Five years ago it was a common belief that American manufacturing was dead; that we no longer make things here. Today, here in the Lehigh Valley, manufacturing is the largest part of our economy and our two primary challenges to growth are availability of skilled labor and affordable space.

Things are not always as they seem. During the last two years, the majority of active business prospects looking to locate in the Lehigh Valley have been manufacturers. We have landed many of them. The primary reason for those we’ve lost has been a lack of available space.

Most manufacturers today operate out of anywhere from 10,000 to 100,000 square feet of space. On average they employ about 20 to 75 workers due to automation and technology. In the Lehigh Valley, buildings of that size are full and new ones are few and far between.

As online retail and e-commerce exploded and the Lehigh Valley became a sweet spot in the Mid-Atlantic region because of our access to market, along with available land and workers, developers reacted. Million-plus-square-foot buildings could be built on speculation with tenants nearly guaranteed. The result drove up both developer profits and land prices, reaching upwards of $300,000 per acre.

This industrial boom has been tremendous for job creation, wage growth for low-skilled workers and new tax base for school districts, municipalities and counties. It has created nearly 10,000 jobs in seven years and driven unemployment below 4 percent in the non-skilled sectors, nearly full employment with wages in the $14 to $15 range.

It has resulted, however, in a glut of what’s called industrial flex space of 100,000 square feet or less, which is precisely the space that manufacturers typically occupy. Those buildings are costlier. There is less economy of scale, tenant margins are tighter, financing is hard to come by on speculation and its difficult to absorb the new land prices.

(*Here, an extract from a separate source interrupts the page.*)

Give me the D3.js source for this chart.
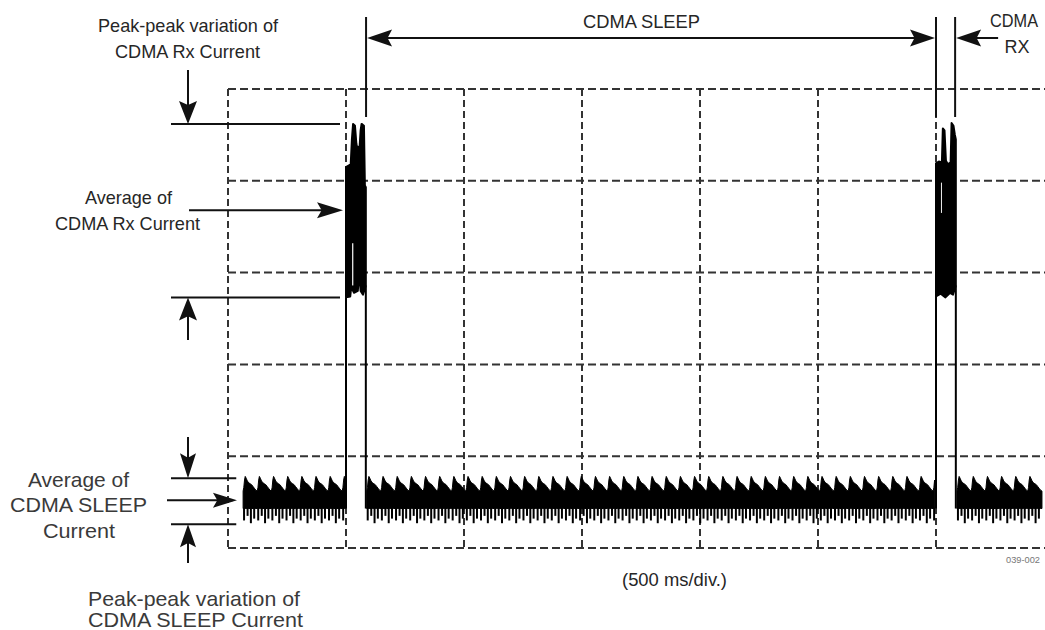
<!DOCTYPE html>
<html>
<head>
<meta charset="utf-8">
<script src="https://cdn.jsdelivr.net/npm/d3@7"></script>
<style>
  body { margin: 0; background: #fff; }
  text { font-family: "Liberation Sans", Arial, sans-serif; }
</style>
</head>
<body>
<div class="scope"></div>
<script>
var width = 1045,
    height = 630;

// time in ms (500 ms/div), current in screen divisions
var gridMs = [0, 500, 1000, 1500, 2000, 2500, 3000];
var gridDiv = [0, 1, 2, 3, 4, 5];

// one cycle of the CDMA SLEEP ripple
var rippleMs = [0, 3, 6, 9, 13, 18, 24, 30, 36, 42, 48, 54, 60];
var rippleHi = [0.62, 0.66, 0.74, 0.78, 0.76, 0.73, 0.71, 0.70, 0.69, 0.67, 0.65, 0.63, 0.62];
var sleepFloor = 0.43;
var spikeMs = [4, 19, 33, 47];
var spikeLo = [0.30, 0.35, 0.27, 0.32];
var sleepStart = [64, 588, 3089];
var sleepEnd = [500, 2996, 3449];

// CDMA Rx bursts (ms from burst start)
var burstStart = [500, 3000];
var burst1HiMs = [0, 20, 25, 30, 38, 44, 48, 58, 62, 66, 76, 80, 84];
var burst1Hi = [4.15, 4.18, 4.45, 4.62, 4.60, 4.40, 4.36, 4.38, 4.55, 4.62, 4.60, 3.95, 3.93];
var burst1LoMs = [0, 18, 22, 34, 50, 56, 62, 72, 84];
var burst1Lo = [2.73, 2.74, 2.84, 2.78, 2.80, 3.00, 2.80, 2.76, 2.86];
var burst2HiMs = [0, 12, 25, 29, 36, 42, 50, 62, 66, 74, 80, 84];
var burst2Hi = [4.19, 4.21, 4.20, 4.57, 4.55, 4.22, 4.18, 4.20, 4.63, 4.60, 4.50, 4.45];
var burst2LoMs = [0, 20, 40, 60, 72, 84];
var burst2Lo = [2.74, 2.77, 2.73, 2.78, 2.76, 2.86];
var gapMs = [[526, 531], [3021, 3025]];
var gapLo = [2.86, 3.65];
var gapHi = [3.32, 3.98];

// measured levels
var sleepPP = [0.26, 0.76], sleepAvg = 0.52;
var rxPP = [2.73, 4.62], rxAvg = 3.68;
var sleepFrom = 585, sleepTo = 3000, rxFrom = 3081;

var x = d3.scaleLinear().domain([0, 3500]).range([228, 1054]);
var y = d3.scaleLinear().domain([0, 5]).range([548, 89]);

var svg = d3.select(".scope")
  .append("svg")
  .attr("width", width)
  .attr("height", height);

// dashed graticule
svg.selectAll("line.vgrid")
  .data(gridMs)
  .enter()
  .append("line")
  .attr("class", "vgrid")
  .attr("x1", function(d) { return x(d); })
  .attr("x2", function(d) { return x(d); })
  .attr("y1", y(5))
  .attr("y2", y(0))
  .attr("stroke", "#333")
  .attr("stroke-width", 2)
  .attr("stroke-dasharray", "7,4");

svg.selectAll("line.hgrid")
  .data(gridDiv)
  .enter()
  .append("line")
  .attr("class", "hgrid")
  .attr("x1", x(0))
  .attr("x2", x(3500))
  .attr("y1", function(d) { return y(d); })
  .attr("y2", function(d) { return y(d); })
  .attr("stroke", "#333")
  .attr("stroke-width", 2)
  .attr("stroke-dasharray", "8,4");

// sleep ripple
var sleepArea = d3.area()
  .x(function(d) { return x(d[0]); })
  .y0(y(sleepFloor))
  .y1(function(d) { return y(d[1]); });

var period = rippleMs[rippleMs.length - 1];
sleepStart.forEach(function(s, i) {
  var pts = [], spikes = [];
  for (var t = s; t < sleepEnd[i]; t += period) {
    rippleMs.forEach(function(m, j) {
      if (t + m <= sleepEnd[i]) pts.push([t + m, rippleHi[j]]);
    });
    spikeMs.forEach(function(m, j) {
      if (t + m <= sleepEnd[i]) spikes.push([t + m, spikeLo[j]]);
    });
  }
  svg.append("path")
    .attr("d", sleepArea(pts))
    .attr("fill", "#000")
    .attr("stroke", "#000")
    .attr("stroke-width", 1)
    .attr("stroke-linejoin", "round");
  svg.selectAll(null)
    .data(spikes)
    .enter()
    .append("line")
    .attr("x1", function(d) { return x(d[0]); })
    .attr("x2", function(d) { return x(d[0]); })
    .attr("y1", y(sleepFloor) - 1)
    .attr("y2", function(d) { return y(d[1]); })
    .attr("stroke", "#000")
    .attr("stroke-width", 2);
});

// Rx bursts
var polyLine = d3.line()
  .x(function(d) { return x(d[0]); })
  .y(function(d) { return y(d[1]); });

var bursts = [
  [burst1HiMs, burst1Hi, burst1LoMs, burst1Lo],
  [burst2HiMs, burst2Hi, burst2LoMs, burst2Lo]
];
bursts.forEach(function(b, i) {
  var t0 = burstStart[i];
  var top = b[0].map(function(m, j) { return [t0 + m, b[1][j]]; });
  var bot = b[2].map(function(m, j) { return [t0 + m, b[3][j]]; }).reverse();
  svg.append("path")
    .attr("d", polyLine(top.concat(bot)) + "Z")
    .attr("fill", "#000")
    .attr("stroke", "#000")
    .attr("stroke-width", 2)
    .attr("stroke-linejoin", "round");
  var tEnd = t0 + b[0][b[0].length - 1];
  // edges joining burst to sleep level
  svg.append("line")
    .attr("x1", x(t0)).attr("x2", x(t0))
    .attr("y1", y(sleepFloor)).attr("y2", y(b[3][0]))
    .attr("stroke", "#000").attr("stroke-width", 2);
  svg.append("line")
    .attr("x1", x(tEnd)).attr("x2", x(tEnd))
    .attr("y1", y(b[3][b[3].length - 1])).attr("y2", y(sleepFloor))
    .attr("stroke", "#000").attr("stroke-width", 2);
});

gapMs.forEach(function(g, i) {
  svg.append("rect")
    .attr("x", x(g[0]))
    .attr("width", x(g[1]) - x(g[0]))
    .attr("y", y(gapHi[i]))
    .attr("height", y(gapLo[i]) - y(gapHi[i]))
    .attr("fill", "#fff");
});

// annotation helpers
var ink = "#111";
function seg(x1, y1, x2, y2) {
  svg.append("line")
    .attr("x1", x1).attr("y1", y1)
    .attr("x2", x2).attr("y2", y2)
    .attr("stroke", ink)
    .attr("stroke-width", 2);
}
function head(tx, ty, dx, dy, len, half) {
  var bx = tx - dx * len, by = ty - dy * len;
  var px = -dy * half, py = dx * half;
  var nx = tx - dx * len * 0.82, ny = ty - dy * len * 0.82;
  svg.append("path")
    .attr("d", "M" + tx + "," + ty +
      "L" + (bx + px) + "," + (by + py) +
      "L" + nx + "," + ny +
      "L" + (bx - px) + "," + (by - py) + "Z")
    .attr("fill", ink);
}
function label(txt, cx, base, size, w, fill) {
  svg.append("text")
    .attr("x", cx)
    .attr("y", base)
    .attr("text-anchor", "middle")
    .attr("font-size", size + "px")
    .attr("fill", fill)
    .attr("textLength", w)
    .attr("lengthAdjust", "spacingAndGlyphs")
    .text(txt);
}

// CDMA Rx peak-peak and average
seg(171, y(rxPP[1]), 340, y(rxPP[1]));
seg(171, y(rxPP[0]), 340, y(rxPP[0]));
seg(188, 70, 188, y(rxPP[1]) - 10);
head(188, y(rxPP[1]), 0, 1, 23, 9);
seg(188, 340, 188, y(rxPP[0]) + 10);
head(188, y(rxPP[0]), 0, -1, 23, 9);
seg(189, y(rxAvg), x(500) - 12, y(rxAvg));
head(x(500) - 3, y(rxAvg), 1, 0, 26, 8);

// CDMA SLEEP peak-peak and average
seg(171, y(sleepPP[1]), x(35), y(sleepPP[1]));
seg(171, y(sleepPP[0]), x(35), y(sleepPP[0]));
seg(188, 437, 188, y(sleepPP[1]) - 10);
head(188, y(sleepPP[1]), 0, 1, 25, 8);
seg(188, 563, 188, y(sleepPP[0]) + 10);
head(188, y(sleepPP[0]), 0, -1, 23, 8);
seg(167, y(sleepAvg), x(20), y(sleepAvg));
head(x(38), y(sleepAvg), 1, 0, 24, 7.5);

// interval markers
[sleepFrom, sleepTo, rxFrom].forEach(function(t) {
  seg(x(t), 17, x(t), 117);
});
seg(x(sleepFrom) + 10, 38, x(sleepTo) - 10, 38);
head(x(sleepFrom) + 1, 38, -1, 0, 25, 8.5);
head(x(sleepTo) - 1, 38, 1, 0, 25, 8.5);
seg(x(rxFrom) + 10, 38, x(rxFrom) + 43, 38);
head(x(rxFrom) + 1, 38, -1, 0, 25, 8.5);

// labels
var dark = "#262626", grey = "#3a3a3a";
label("Peak-peak variation of", 188, 32, 19, 180, dark);
label("CDMA Rx Current", 187.5, 58, 19, 145, dark);
label("Average of", 128.5, 204, 19, 87, dark);
label("CDMA Rx Current", 127.5, 230, 19, 145, dark);
label("CDMA SLEEP", 641.5, 28, 19, 117, dark);
label("CDMA", 1014, 27, 18, 48, dark);
label("RX", 1017, 53, 18, 25, dark);
label("(500 ms/div.)", 674.5, 586, 19, 105, dark);

label("Average of", 78.5, 487, 21, 101, grey);
label("CDMA SLEEP", 78.5, 512, 21, 137, grey);
label("Current", 79, 538, 21, 72, grey);
label("Peak-peak variation of", 194, 606, 21, 212, grey);
label("CDMA SLEEP Current", 195.5, 627, 21, 215, grey);
label("039-002", 1023, 563, 9, 34, "#777");
</script>
</body>
</html>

And just like in the residential market when someone goes looking for a house and nothing is available for 12 or 18 months, they move on. There are numerous efforts underway to stimulate development of new manufacturing space, and developers are taking note. We don’t want to miss out while the window of opportunity is open. We have a challenge most other regions of the country long for.

The industrial e-commerce boom has elevated manufacturing growth in the Lehigh Valley and at the same time created a new price market, making its development more challenging.

I am uncertain as to how this will end. The Lehigh Valley is clearly established as an industrial and manufacturing center but only available workers with the right skills and available buildings at market-competitive prices will allow the market to continue to grow and to create jobs in manufacturing.

We need to seek answers and understanding, which requires asking questions, and working together toward a desired outcome. As with most issues, the willingness to put certainty aside is imperative to finding a solution.